For part (b), I'm pretty sure I want $\mathbb{Z}[\sqrt{5}]$.
Let $c,d \in \mathbb{Z}$, with $d$ not a square, and $R = \mathbb{Z}[\sqrt{d}].$ Let $a = c + \sqrt{d}$ and let $A$ be the absolute value of $c^{2} - d$.
(a) Show that $a$ is prime in $R$ if and only if $A$ is a prime number.
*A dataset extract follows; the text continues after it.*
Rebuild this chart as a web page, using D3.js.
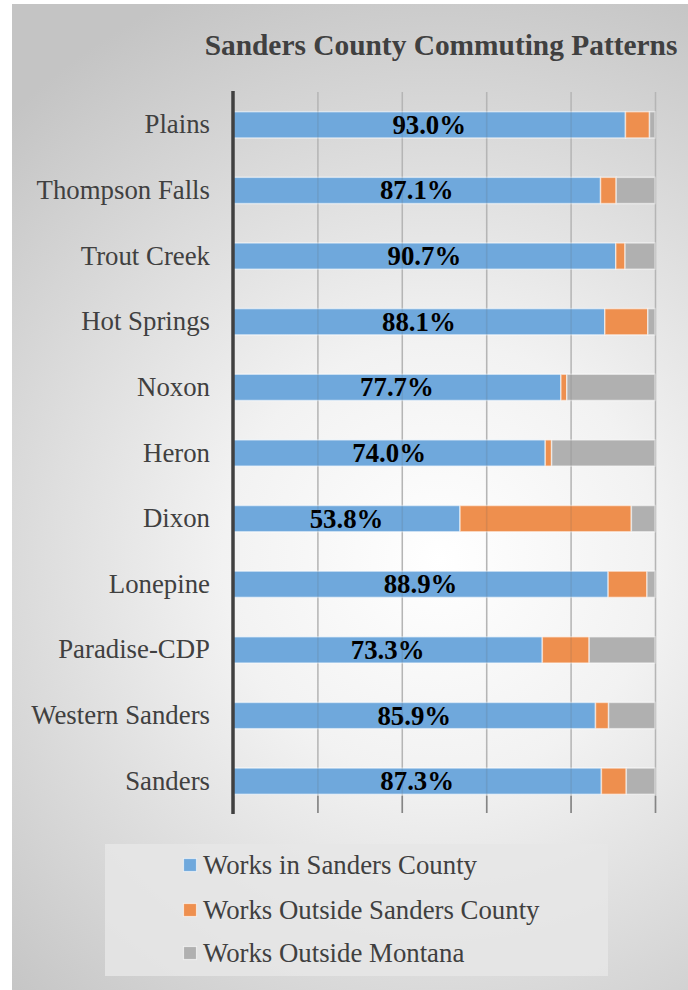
<!DOCTYPE html>
<html><head><meta charset="utf-8">
<script src="https://cdn.jsdelivr.net/npm/d3@7"></script>
<style>html,body{margin:0;padding:0;background:#fff;}svg{display:block;}</style>
</head><body>
<script>
const categories = ["Plains","Thompson Falls","Trout Creek","Hot Springs","Noxon","Heron","Dixon","Lonepine","Paradise-CDP","Western Sanders","Sanders"];
const worksInCounty = [93.0, 87.1, 90.7, 88.1, 77.7, 74.0, 53.8, 88.9, 73.3, 85.9, 87.3];
const worksOutsideCounty = [5.7, 3.7, 2.2, 10.2, 1.4, 1.5, 40.6, 9.2, 11.1, 3.1, 5.9];
const worksOutsideMontana = [1.3, 9.2, 7.1, 1.7, 20.9, 24.5, 5.6, 1.9, 15.6, 11.0, 6.8];
const seriesNames = ["Works in Sanders County","Works Outside Sanders County","Works Outside Montana"];
const seriesColors = ["#6fa8dc","#ee8f4e","#b0b0b0"];
const xTicks = [0,20,40,60,80,100];
const title = "Sanders County Commuting Patterns";

const W = 688, H = 990;
const svg = d3.select("body").append("svg").attr("width", W).attr("height", H);
const defs = svg.append("defs");
const rg = defs.append("radialGradient").attr("id","bg").attr("gradientUnits","userSpaceOnUse")
  .attr("cx",440).attr("cy",560).attr("r",620);
rg.append("stop").attr("offset","0").attr("stop-color","#ffffff");
rg.append("stop").attr("offset","0.35").attr("stop-color","#f2f2f2");
rg.append("stop").attr("offset","1").attr("stop-color","#c4c4c4");
svg.append("rect").attr("x",12).attr("y",4).attr("width",W-12).attr("height",H-4).attr("fill","url(#bg)");

const serif = "'Liberation Serif','Times New Roman',serif";
const fs = 26.8;
svg.append("text").attr("x",441).attr("y",55).attr("text-anchor","middle")
  .attr("font-family",serif).attr("font-weight","bold").attr("font-size",29.4)
  .attr("fill","#404040").text(title);

const x = d3.scaleLinear().domain([0,100]).range([233,655]);
const y = d3.scaleBand().domain(categories).range([92,814]).paddingInner(0.6).paddingOuter(0.3);

// gridlines
const grid = svg.append("g").attr("transform","translate(0,92)")
  .call(d3.axisBottom(x).tickValues(xTicks.slice(1)).tickSize(721).tickFormat(""));
grid.select(".domain").remove();
grid.selectAll("line").attr("stroke","#c6c6c6").attr("stroke-width",1.5);

const rows = categories.map((c,i)=>({c, v:[worksInCounty[i],worksOutsideCounty[i],worksOutsideMontana[i]]}));
const g = svg.append("g");
rows.forEach(r=>{
  let acc = 0;
  r.v.forEach((v,k)=>{
    g.append("rect").attr("x",x(acc)).attr("y",y(r.c)).attr("width",x(acc+v)-x(acc)).attr("height",y.bandwidth())
      .attr("fill",seriesColors[k]).attr("stroke","rgba(255,255,255,0.55)").attr("stroke-width",1.5);
    acc += v;
  });
});
// gridlines over bars (faint)
const grid2 = svg.append("g").attr("transform","translate(0,92)")
  .call(d3.axisBottom(x).tickValues(xTicks.slice(1)).tickSize(721).tickFormat(""));
grid2.select(".domain").remove();
grid2.selectAll("line").attr("stroke","#555").attr("stroke-opacity",0.15).attr("stroke-width",1.5);

// tick marks at bottom
const ticks = svg.append("g").attr("transform","translate(0,796)")
  .call(d3.axisBottom(x).tickValues(xTicks).tickSize(17).tickFormat(""));
ticks.select(".domain").remove();
ticks.selectAll("line").attr("stroke","#858585").attr("stroke-width",1.5);

// data labels
rows.forEach(r=>{
  g.append("text").attr("x",(x(0)+x(r.v[0]))/2).attr("y",y(r.c)+y.bandwidth()/2+9)
    .attr("text-anchor","middle").attr("font-family",serif).attr("font-weight","bold")
    .attr("font-size",fs).attr("fill","#000").text(r.v[0].toFixed(1)+"%");
});

// y axis
const ya = svg.append("g").attr("transform","translate(233,0)")
  .call(d3.axisLeft(y).tickSize(0).tickPadding(23));
ya.select(".domain").remove();
ya.selectAll("text").attr("font-family",serif).attr("font-size",fs).attr("fill","#404040");
svg.append("line").attr("x1",233).attr("x2",233).attr("y1",91).attr("y2",814)
  .attr("stroke","#404040").attr("stroke-width",3.5);

// legend
svg.append("rect").attr("x",105).attr("y",844).attr("width",503).attr("height",132).attr("fill","#e6e6e6").attr("fill-opacity",0.85);
const ly = [865,910,953];
seriesNames.forEach((n,k)=>{
  svg.append("rect").attr("x",183.5).attr("y",ly[k]-6.5).attr("width",13).attr("height",13)
    .attr("fill",seriesColors[k]).attr("stroke","rgba(255,255,255,0.6)").attr("stroke-width",1.2);
  svg.append("text").attr("x",203).attr("y",ly[k]+9).attr("font-family",serif).attr("font-size",fs)
    .attr("fill","#404040").text(n);
});
</script>
</body></html>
$(\Rightarrow)$ Assume $a$ is prime, then $(a)$ is a prime ideal. Assume for a contradiction that $A$ is not prime. Let $A=qp \text{ for some } q,p \in \mathbb{Z}$. Since $A = a \bar{a} \text{ we have } A \in (a)$ we note that $\bar{a} = c - \sqrt{d} \in \mathbb{Z}[\sqrt{d}]$ Since $a$ is a prime ideal and $A \in (a)$ this implies that $pq \in (a) \text{ so } p \text{ or } q \in (a)$. Without loss of generality we assume that $ p \in (a)$. Then we have $p = x (c + \sqrt{d}) \in \mathbb{Z}$ then $x=y(c - \sqrt{d})$ where $ y \in \mathbb{Z}$. Therefore $A = qp = q y (c - \sqrt{d})( c + \sqrt{d}) = q y A$. Thus $q$ and $y$ must be units, so $A \in \mathbb{Z}$ is irreducible and $\mathbb{Z}$ is a Unique Factorization Domain, so irreducible implies prime. This is a contradiction to our assumption that A was not prime. Hence A must be prime.
$(\Leftarrow)$ $?$
(b) Give an example (with proof) where $a$ is irreducible but not prime.
(c) Prove that for any such example, there must exist an ideal $I$ in $R$ that is not principal and that contains $a$.